● SOURCE MATERIAL:
○ ○ ○ ○
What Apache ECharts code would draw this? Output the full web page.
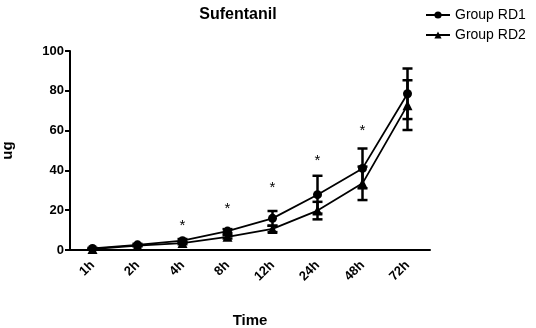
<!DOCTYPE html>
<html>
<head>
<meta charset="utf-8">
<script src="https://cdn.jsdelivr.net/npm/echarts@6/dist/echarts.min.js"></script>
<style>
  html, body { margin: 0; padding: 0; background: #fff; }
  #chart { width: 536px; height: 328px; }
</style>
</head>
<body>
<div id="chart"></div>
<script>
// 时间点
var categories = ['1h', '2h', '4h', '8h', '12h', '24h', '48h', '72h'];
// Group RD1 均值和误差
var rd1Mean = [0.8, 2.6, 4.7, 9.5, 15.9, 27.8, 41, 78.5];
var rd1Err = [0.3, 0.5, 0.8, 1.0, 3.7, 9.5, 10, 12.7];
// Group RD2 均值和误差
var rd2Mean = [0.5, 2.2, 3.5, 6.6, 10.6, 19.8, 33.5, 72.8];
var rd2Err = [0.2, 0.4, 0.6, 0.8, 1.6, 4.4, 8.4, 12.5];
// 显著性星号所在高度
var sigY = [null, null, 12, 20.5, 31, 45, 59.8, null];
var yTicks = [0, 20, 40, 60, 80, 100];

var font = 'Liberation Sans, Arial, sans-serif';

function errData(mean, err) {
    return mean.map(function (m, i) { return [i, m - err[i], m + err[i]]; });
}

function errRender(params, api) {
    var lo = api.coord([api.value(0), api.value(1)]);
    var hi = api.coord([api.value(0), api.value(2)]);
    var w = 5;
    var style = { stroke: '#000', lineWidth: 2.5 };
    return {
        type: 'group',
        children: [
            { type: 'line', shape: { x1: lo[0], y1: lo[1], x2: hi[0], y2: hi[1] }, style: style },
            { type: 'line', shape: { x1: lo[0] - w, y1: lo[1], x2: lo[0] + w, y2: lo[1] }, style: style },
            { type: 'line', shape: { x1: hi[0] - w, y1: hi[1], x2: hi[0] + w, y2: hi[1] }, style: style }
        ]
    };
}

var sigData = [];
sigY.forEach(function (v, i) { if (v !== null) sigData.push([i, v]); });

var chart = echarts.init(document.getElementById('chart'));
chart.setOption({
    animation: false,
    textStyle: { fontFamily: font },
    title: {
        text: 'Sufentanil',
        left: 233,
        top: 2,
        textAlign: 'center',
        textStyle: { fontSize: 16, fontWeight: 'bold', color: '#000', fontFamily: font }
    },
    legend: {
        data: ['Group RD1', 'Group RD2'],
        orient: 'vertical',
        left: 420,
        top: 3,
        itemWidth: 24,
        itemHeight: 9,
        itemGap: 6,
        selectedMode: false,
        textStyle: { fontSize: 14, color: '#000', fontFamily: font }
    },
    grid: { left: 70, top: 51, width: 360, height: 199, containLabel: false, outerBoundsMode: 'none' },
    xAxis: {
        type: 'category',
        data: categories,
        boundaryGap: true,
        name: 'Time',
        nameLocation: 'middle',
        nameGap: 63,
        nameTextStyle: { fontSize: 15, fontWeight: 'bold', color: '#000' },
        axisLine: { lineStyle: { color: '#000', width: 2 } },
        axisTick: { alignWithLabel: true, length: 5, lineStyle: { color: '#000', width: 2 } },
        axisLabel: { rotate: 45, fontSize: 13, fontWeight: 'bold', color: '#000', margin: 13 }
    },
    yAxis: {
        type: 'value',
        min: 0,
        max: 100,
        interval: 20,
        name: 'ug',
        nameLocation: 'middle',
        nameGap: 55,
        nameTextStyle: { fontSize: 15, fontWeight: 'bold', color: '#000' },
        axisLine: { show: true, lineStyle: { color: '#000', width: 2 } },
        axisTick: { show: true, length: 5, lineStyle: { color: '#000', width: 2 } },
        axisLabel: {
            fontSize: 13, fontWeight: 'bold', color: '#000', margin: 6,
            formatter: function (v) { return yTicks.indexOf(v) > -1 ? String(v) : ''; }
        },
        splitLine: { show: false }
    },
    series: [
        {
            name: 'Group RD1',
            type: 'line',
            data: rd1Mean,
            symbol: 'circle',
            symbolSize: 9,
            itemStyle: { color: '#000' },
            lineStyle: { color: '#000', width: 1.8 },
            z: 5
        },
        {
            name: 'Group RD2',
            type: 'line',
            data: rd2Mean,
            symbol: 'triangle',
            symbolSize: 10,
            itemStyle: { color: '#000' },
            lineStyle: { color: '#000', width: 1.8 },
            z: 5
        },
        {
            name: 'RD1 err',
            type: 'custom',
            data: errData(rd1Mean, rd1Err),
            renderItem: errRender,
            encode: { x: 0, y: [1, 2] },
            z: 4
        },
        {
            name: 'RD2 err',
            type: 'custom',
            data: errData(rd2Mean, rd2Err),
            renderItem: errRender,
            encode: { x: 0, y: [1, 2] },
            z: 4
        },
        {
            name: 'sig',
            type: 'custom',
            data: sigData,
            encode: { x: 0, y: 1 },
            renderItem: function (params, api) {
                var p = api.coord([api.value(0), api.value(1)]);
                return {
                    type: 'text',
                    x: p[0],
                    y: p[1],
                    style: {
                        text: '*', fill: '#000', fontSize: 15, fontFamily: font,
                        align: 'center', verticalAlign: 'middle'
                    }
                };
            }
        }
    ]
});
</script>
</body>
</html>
○ ○ ○ ○
● YOUR INSTRUCTIONS: Repeat the data in full and exactly. Omit pictures.

● FINAL RESULT:
What Apache ECharts code would draw this? Output the full web page.
<!DOCTYPE html>
<html>
<head>
<meta charset="utf-8">
<script src="https://cdn.jsdelivr.net/npm/echarts@6/dist/echarts.min.js"></script>
<style>
  html, body { margin: 0; padding: 0; background: #fff; }
  #chart { width: 536px; height: 328px; }
</style>
</head>
<body>
<div id="chart"></div>
<script>
// 时间点
var categories = ['1h', '2h', '4h', '8h', '12h', '24h', '48h', '72h'];
// Group RD1 均值和误差
var rd1Mean = [0.8, 2.6, 4.7, 9.5, 15.9, 27.8, 41, 78.5];
var rd1Err = [0.3, 0.5, 0.8, 1.0, 3.7, 9.5, 10, 12.7];
// Group RD2 均值和误差
var rd2Mean = [0.5, 2.2, 3.5, 6.6, 10.6, 19.8, 33.5, 72.8];
var rd2Err = [0.2, 0.4, 0.6, 0.8, 1.6, 4.4, 8.4, 12.5];
// 显著性星号所在高度
var sigY = [null, null, 12, 20.5, 31, 45, 59.8, null];
var yTicks = [0, 20, 40, 60, 80, 100];

var font = 'Liberation Sans, Arial, sans-serif';

function errData(mean, err) {
    return mean.map(function (m, i) { return [i, m - err[i], m + err[i]]; });
}

function errRender(params, api) {
    var lo = api.coord([api.value(0), api.value(1)]);
    var hi = api.coord([api.value(0), api.value(2)]);
    var w = 5;
    var style = { stroke: '#000', lineWidth: 2.5 };
    return {
        type: 'group',
        children: [
            { type: 'line', shape: { x1: lo[0], y1: lo[1], x2: hi[0], y2: hi[1] }, style: style },
            { type: 'line', shape: { x1: lo[0] - w, y1: lo[1], x2: lo[0] + w, y2: lo[1] }, style: style },
            { type: 'line', shape: { x1: hi[0] - w, y1: hi[1], x2: hi[0] + w, y2: hi[1] }, style: style }
        ]
    };
}

var sigData = [];
sigY.forEach(function (v, i) { if (v !== null) sigData.push([i, v]); });

var chart = echarts.init(document.getElementById('chart'));
chart.setOption({
    animation: false,
    textStyle: { fontFamily: font },
    title: {
        text: 'Sufentanil',
        left: 233,
        top: 2,
        textAlign: 'center',
        textStyle: { fontSize: 16, fontWeight: 'bold', color: '#000', fontFamily: font }
    },
    legend: {
        data: ['Group RD1', 'Group RD2'],
        orient: 'vertical',
        left: 420,
        top: 3,
        itemWidth: 24,
        itemHeight: 9,
        itemGap: 6,
        selectedMode: false,
        textStyle: { fontSize: 14, color: '#000', fontFamily: font }
    },
    grid: { left: 70, top: 51, width: 360, height: 199, containLabel: false, outerBoundsMode: 'none' },
    xAxis: {
        type: 'category',
        data: categories,
        boundaryGap: true,
        name: 'Time',
        nameLocation: 'middle',
        nameGap: 63,
        nameTextStyle: { fontSize: 15, fontWeight: 'bold', color: '#000' },
        axisLine: { lineStyle: { color: '#000', width: 2 } },
        axisTick: { alignWithLabel: true, length: 5, lineStyle: { color: '#000', width: 2 } },
        axisLabel: { rotate: 45, fontSize: 13, fontWeight: 'bold', color: '#000', margin: 13 }
    },
    yAxis: {
        type: 'value',
        min: 0,
        max: 100,
        interval: 20,
        name: 'ug',
        nameLocation: 'middle',
        nameGap: 55,
        nameTextStyle: { fontSize: 15, fontWeight: 'bold', color: '#000' },
        axisLine: { show: true, lineStyle: { color: '#000', width: 2 } },
        axisTick: { show: true, length: 5, lineStyle: { color: '#000', width: 2 } },
        axisLabel: {
            fontSize: 13, fontWeight: 'bold', color: '#000', margin: 6,
            formatter: function (v) { return yTicks.indexOf(v) > -1 ? String(v) : ''; }
        },
        splitLine: { show: false }
    },
    series: [
        {
            name: 'Group RD1',
            type: 'line',
            data: rd1Mean,
            symbol: 'circle',
            symbolSize: 9,
            itemStyle: { color: '#000' },
            lineStyle: { color: '#000', width: 1.8 },
            z: 5
        },
        {
            name: 'Group RD2',
            type: 'line',
            data: rd2Mean,
            symbol: 'triangle',
            symbolSize: 10,
            itemStyle: { color: '#000' },
            lineStyle: { color: '#000', width: 1.8 },
            z: 5
        },
        {
            name: 'RD1 err',
            type: 'custom',
            data: errData(rd1Mean, rd1Err),
            renderItem: errRender,
            encode: { x: 0, y: [1, 2] },
            z: 4
        },
        {
            name: 'RD2 err',
            type: 'custom',
            data: errData(rd2Mean, rd2Err),
            renderItem: errRender,
            encode: { x: 0, y: [1, 2] },
            z: 4
        },
        {
            name: 'sig',
            type: 'custom',
            data: sigData,
            encode: { x: 0, y: 1 },
            renderItem: function (params, api) {
                var p = api.coord([api.value(0), api.value(1)]);
                return {
                    type: 'text',
                    x: p[0],
                    y: p[1],
                    style: {
                        text: '*', fill: '#000', fontSize: 15, fontFamily: font,
                        align: 'center', verticalAlign: 'middle'
                    }
                };
            }
        }
    ]
});
</script>
</body>
</html>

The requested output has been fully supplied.